| Request |
Gather all lines from the material that contain the word "component".
━━ Provided information ━━
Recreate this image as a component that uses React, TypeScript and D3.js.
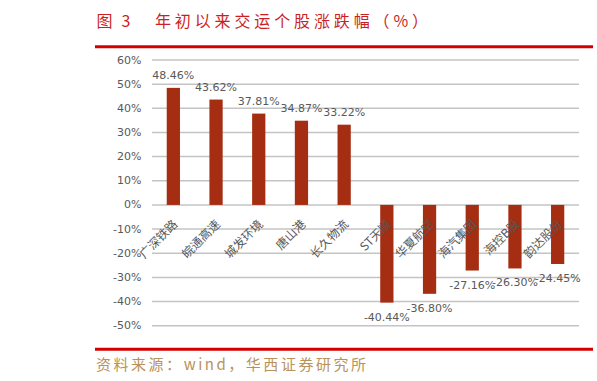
import React from "react";
import * as d3 from "d3";

const categories = ["广深铁路", "皖通高速", "城发环境", "唐山港", "长久物流", "ST天顺", "华夏航空", "海汽集团", "海控B股", "韵达股份"];
const values = [48.46, 43.62, 37.81, 34.87, 33.22, -40.44, -36.8, -27.16, -26.3, -24.45];
const yTicks = [60, 50, 40, 30, 20, 10, 0, -10, -20, -30, -40, -50];
const titleLeft = "图 3";
const titleRight = "年初以来交运个股涨跌幅（%）";
const sourceText = "资料来源：wind，华西证券研究所";

const W = 597;
const H = 381;

export default function App() {
  const x = d3.scaleBand<string>().domain(categories).range([152, 579]).paddingInner(0).paddingOuter(0);
  const y = d3.scaleLinear().domain([-50, 60]).range([325.7, 60]);
  const barW = x.bandwidth() * 0.31;
  const y0 = y(0);
  const fmt = (v: number) => v.toFixed(2) + "%";
  const numFont = "'DejaVu Sans', sans-serif";
  const cjkFont = "'Noto Sans CJK SC', sans-serif";

  return (
    <svg width={W} height={H} style={{ position: "absolute", left: 0, top: 0, background: "#fff" }}>
      <text x={96.5} y={20} dominantBaseline="central" fontFamily={cjkFont} fontSize={16} fill="#cc1f24" textLength={34} lengthAdjust="spacing">{titleLeft}</text>
      <text x={155} y={20} dominantBaseline="central" fontFamily={cjkFont} fontSize={16} fill="#cc1f24" textLength={273} lengthAdjust="spacing">{titleRight}</text>
      <line x1={95} x2={593} y1={46.7} y2={46.7} stroke="#d40000" strokeWidth={3} />

      {yTicks.map((t) => (
        <g key={t}>
          <line x1={152} x2={579} y1={y(t)} y2={y(t)} stroke="#c4c4c4" strokeWidth={1.5} />
          <text x={141.5} y={y(t)} dominantBaseline="central" textAnchor="end" fontFamily={numFont} fontSize={11} fill="#595959">{t + "%"}</text>
        </g>
      ))}

      {categories.map((c, i) => {
        const v = values[i];
        const cx = (x(c) as number) + x.bandwidth() / 2;
        const top = Math.min(y(v), y0);
        const h = Math.abs(y(v) - y0);
        return (
          <g key={c}>
            <rect x={cx - barW / 2} y={top} width={barW} height={h} fill="#a52d12" />
            <text
              x={cx}
              y={v >= 0 ? y(v) - 9 : y(v) + 18}
              textAnchor="middle"
              fontFamily={numFont}
              fontSize={11}
              fill="#595959"
            >
              {fmt(v)}
            </text>
            <text
              transform={`translate(${cx + 5},${y0 + 20}) rotate(-45)`}
              textAnchor="end"
              fontFamily={cjkFont}
              fontSize={12}
              fill="#595959"
            >
              {c}
            </text>
          </g>
        );
      })}

      <line x1={95} x2={593} y1={349.3} y2={349.3} stroke="#d40000" strokeWidth={3} />
      <text x={96} y={363} dominantBaseline="central" fontFamily={cjkFont} fontSize={15} fill="#b8925a" textLength={270} lengthAdjust="spacing">{sourceText}</text>
    </svg>
  );
}
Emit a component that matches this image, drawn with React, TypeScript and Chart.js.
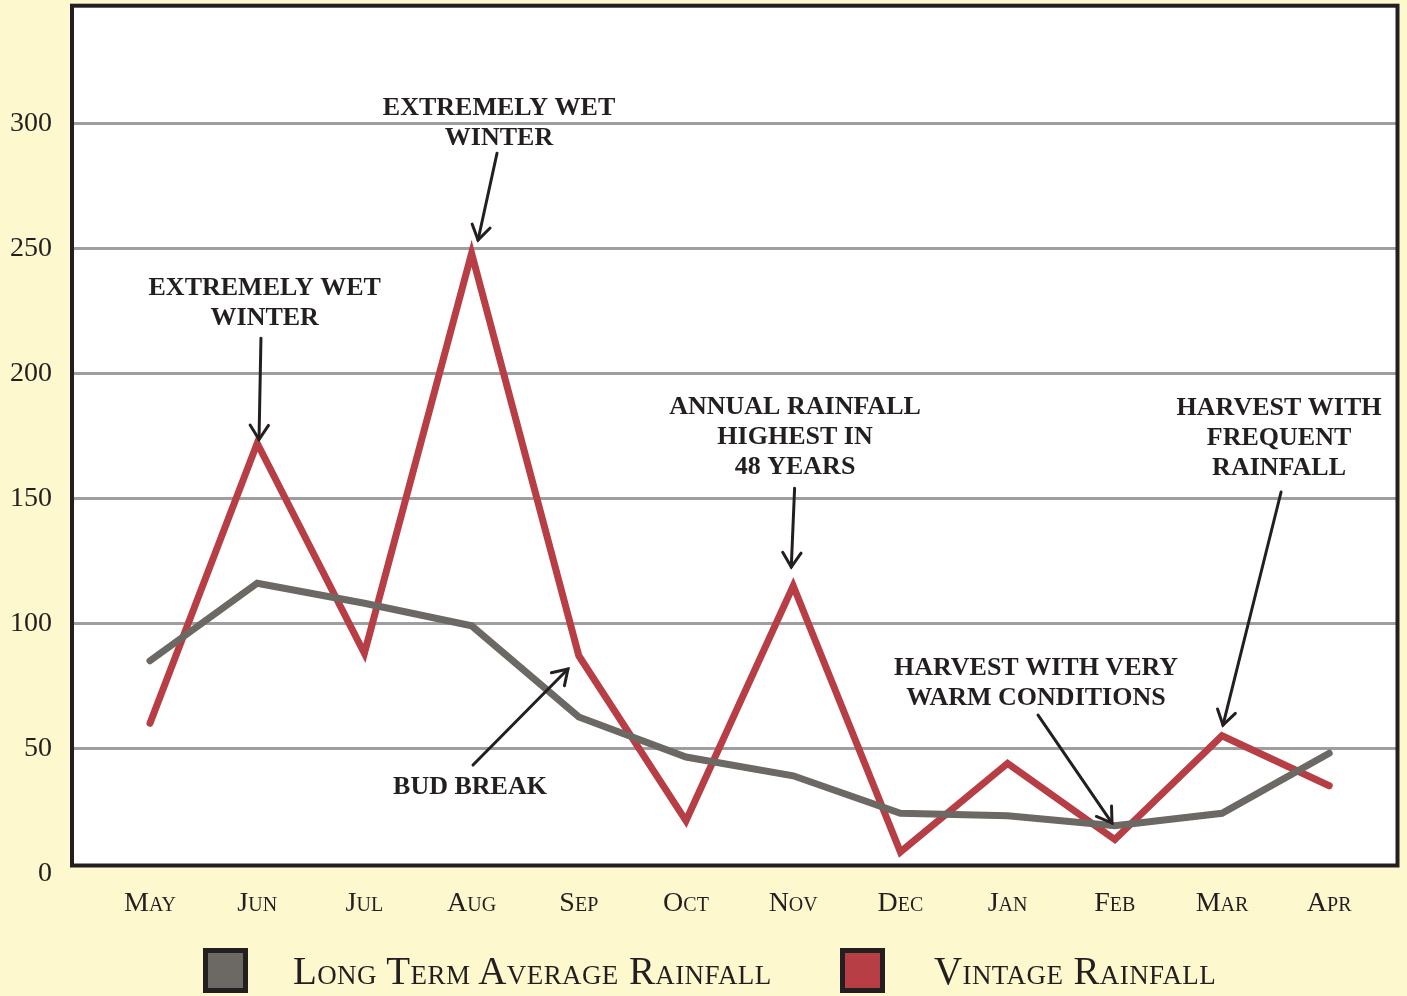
━━━
| Full output |
Recreate this image as a component that uses React, TypeScript and D3.js.
Emit a component that matches this image, drawn with React, TypeScript and Chart.js.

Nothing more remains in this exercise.